Construction of World's First Transrapid Maglev Railway in Shanghai

 Xinhuanet, 2002-02-05

   SHANGHAI, February 5, 2002 (Xinhuanet) -- Without media promotion, nor the noise usually associated with construction projects, the building of the world's first transrapid maglev railway line is progressing in China's largest commercial center, Shanghai. The line, which is to play an important role in the country's transportation, people's lives and the country's economic development, has been under construction for almost a year.

Near a subway station in an industrial area of the city, a giant building with a steel dome stands out. It is the start of a concrete elevated railroad which will extend 30 kilometers to the international airport in the Pudong New Area.

Xia Guozhong with Shanghai Maglev Transportation Development Co. Ltd. said that the construction of the railroad began in March last year, and already the railroad infrastructure, railway station, repair center and transformer substations have been completed.

More than 500 guideway girders, one-fifth of the total number required, and weighing an average 175 tons with a length of 24 meters, have been produced so far at the Shanghai-based guideway girders manufacture base.

Meanwhile, more than 5,400 tons of other equipment have been imported from several Germany-based companies.

However the smooth running construction project is seldom mentioned by local media. Xia explained that this is because the technology is being used for a commercial project for the first time, and many unexpected problems could occur during construction.

As a big project costing nearly 10 billion yuan (about 1.2 billion U.S. dollars), the project's success or failure will affect many economic and technological circles in both China and Germany, he noted.

The two parties have agreed to concentrate on work rather than words during the construction phase, which is to be fully completed in the early 2003, the expert said.
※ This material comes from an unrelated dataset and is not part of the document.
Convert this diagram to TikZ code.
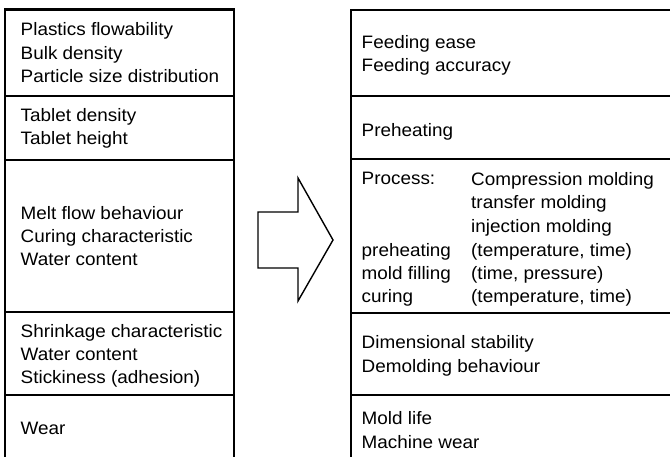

When completed it will only take eight minutes for passengers on the maglev line trains to travel the 30-kilometers between Pudong International Airport and the downtown area of the city, he said, adding that the highest speed will top 430 kilometers per hour.

The guideway girders base, which stretches 1,700 meters along the railway construction area, has set up an advanced production line consisting of a 40,000-square-meter placement workshop, a 100, 000-square-meter material ground and a 26,000-square-meter constant temperature workshop.

As a sign of the cooperation between China and Germany, the project is using a series of state-of-the-art technological developments and engineering designs, according to Yan Keming, deputy general director of the guideway girders manufacture base.

The guideway girders manufactured by Chinese technicians have been approved by German technologists and the manufacturing high- tech developments in the field have been given eight patents.

Hans Eichel, Germany's Finance Minister, visited the project construction area in January. He was optimistic about the successful Sino-German cooperation.

"As the first to introduce the maglev transportation technology into commercial service, China will make a contribution to the world's future market development in the sector of maglev transportation," the official said.

Heinrich V. Pierer, president of Germany-based Siemens Company, one of the project investors, said that the Germans as well as the Chinese are showing great interest in the maglev transportation project in Pudong.

Pierer keeps close contact with engineers in the project' construction area in Pudong wherever he is.

"Having problems with our cooperation is to be expected. We are ready to increase technological support, to send more technicians to the project, and to put every effort toward the project's final success," he said.

Chinese expert Yan Keming emphasized that the Sino-German cooperation in Pudong's maglev transportation project is of course a challenge for technologists and engineers from both countries.